─── GIVEN DATA

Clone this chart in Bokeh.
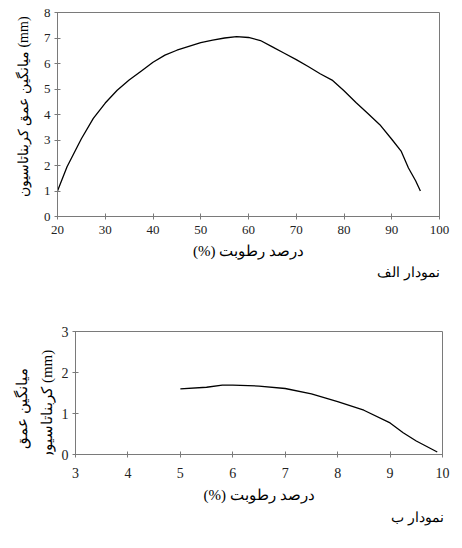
import math
from bokeh.plotting import figure
from bokeh.layouts import column, row
from bokeh.models import Range1d, FixedTicker, Title
from bokeh.core.properties import value
from bokeh.embed import file_html
from bokeh.resources import INLINE

# Chart A (نمودار الف)
moisture_a = [20, 22, 25, 27.5, 30, 32.5, 35, 37.5, 40, 42.5, 45, 47.5, 50, 52.5, 55,
              57.5, 60, 62.5, 65, 67.5, 70, 72.5, 75, 77.5, 80, 82.5, 85, 87.5, 90,
              92, 93.5, 95, 96]
depth_a = [1.0, 1.95, 3.05, 3.85, 4.45, 4.95, 5.35, 5.7, 6.05, 6.33, 6.52, 6.67, 6.82,
           6.92, 7.0, 7.05, 7.02, 6.9, 6.65, 6.4, 6.15, 5.88, 5.6, 5.35, 4.93, 4.47,
           4.04, 3.6, 3.03, 2.55, 1.9, 1.4, 1.0]
xticks_a = [20, 30, 40, 50, 60, 70, 80, 90, 100]
yticks_a = [0, 1, 2, 3, 4, 5, 6, 7, 8]

# Chart B (نمودار ب)
moisture_b = [5.0, 5.5, 5.8, 6.0, 6.5, 7.0, 7.5, 8.0, 8.5, 9.0, 9.25, 9.5, 9.9]
depth_b = [1.6, 1.64, 1.69, 1.69, 1.67, 1.61, 1.48, 1.29, 1.08, 0.77, 0.53, 0.33, 0.06]
xticks_b = [3, 4, 5, 6, 7, 8, 9, 10]
yticks_b = [0, 1, 2, 3]

xlabel = "(%) درصد رطوبت"
ylabel_a = "میانگین عمق کربناتاسیون (mm)"
ylabel_b1 = "میانگین عمق"
ylabel_b2 = "کربناتاسیون (mm)"
title_a = "نمودار الف"
title_b = "نمودار ب"

AX = "#7a7a7a"
TXT = "#222222"
FONT = "Liberation Serif"


def style(p, xticks, yticks, tick_size):
    p.grid.visible = False
    p.outline_line_color = AX
    p.outline_line_width = 1
    p.background_fill_color = "white"
    p.border_fill_color = "white"
    for ax in (p.xaxis[0], p.yaxis[0]):
        ax.axis_line_color = AX
        ax.major_tick_line_color = AX
        ax.major_tick_in = 3
        ax.major_tick_out = 3
        ax.minor_tick_line_color = None
        ax.major_label_text_font = FONT
        ax.major_label_text_font_size = tick_size
        ax.major_label_text_color = TXT
        ax.axis_label_text_font = FONT
        ax.axis_label_text_font_size = "15px"
        ax.axis_label_text_font_style = "normal"
        ax.axis_label_text_color = "black"
    p.xaxis[0].ticker = FixedTicker(ticks=xticks)
    p.yaxis[0].ticker = FixedTicker(ticks=yticks)
    p.yaxis[0].major_label_standoff = 4


def below_title(p, text, offset=0, standoff=10):
    p.add_layout(Title(text=text, align="right", offset=offset, standoff=standoff,
                       text_font=FONT, text_font_size="14px",
                       text_font_style="normal", text_color="black"), "below")


def label_strip(width, height, texts, xs, ys, size):
    # narrow figure that only carries the rotated y-axis title
    f = figure(width=width, height=height, output_backend="svg", toolbar_location=None,
               x_range=Range1d(0, 1), y_range=Range1d(0, 1),
               min_border=0, outline_line_color=None)
    f.axis.visible = False
    f.grid.visible = False
    f.text(x=xs, y=ys, text=texts, angle=math.pi / 2,
           text_align="center", text_baseline="middle",
           text_font=value(FONT), text_font_size=size, text_color="black")
    return f


LBL_W = 40
H1 = 290
p1 = figure(width=454 - LBL_W, height=H1, output_backend="svg", toolbar_location=None,
            x_range=Range1d(20, 100), y_range=Range1d(0, 8),
            min_border_left=56 - LBL_W, min_border_right=15, min_border_top=12,
            min_border_bottom=74)
p1.line(moisture_a, depth_a, line_color="black", line_width=1.3)
style(p1, xticks_a, yticks_a, "13px")
p1.xaxis[0].axis_label = xlabel
p1.xaxis[0].major_label_standoff = 6
p1.xaxis[0].axis_label_standoff = 6
below_title(p1, title_a, offset=0, standoff=2)
s1 = label_strip(LBL_W, H1, [ylabel_a], [23 / LBL_W], [1 - 134 / H1], "14px")

LBL_W2 = 58
H2 = 250
p2 = figure(width=454 - LBL_W2, height=H2, output_backend="svg", toolbar_location=None,
            x_range=Range1d(3, 10), y_range=Range1d(0, 3),
            min_border_left=74 - LBL_W2, min_border_right=12, min_border_top=41,
            min_border_bottom=86)
p2.line(moisture_b, depth_b, line_color="black", line_width=1.3)
style(p2, xticks_b, yticks_b, "14px")
p2.xaxis[0].axis_label = xlabel
p2.xaxis[0].major_label_standoff = 10
p2.xaxis[0].axis_label_standoff = 6
below_title(p2, title_b, offset=-1, standoff=4)
s2 = label_strip(LBL_W2, H2, [ylabel_b1, ylabel_b2], [21 / LBL_W2, 46 / LBL_W2],
                 [1 - (446 - H1) / H2, 1 - (441 - H1) / H2], "15px")

layout = column(row(s1, p1, spacing=0), row(s2, p2, spacing=0), spacing=0)
open("out.html", "w").write(file_html(layout, INLINE))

──────

CHALLENGE. Reproduce the data above word for word from its first line through the line that holds "from bokeh.resources import INLINE", both ends included; skip pictures.

TASK RESULT.
Clone this chart in Bokeh.
import math
from bokeh.plotting import figure
from bokeh.layouts import column, row
from bokeh.models import Range1d, FixedTicker, Title
from bokeh.core.properties import value
from bokeh.embed import file_html
from bokeh.resources import INLINE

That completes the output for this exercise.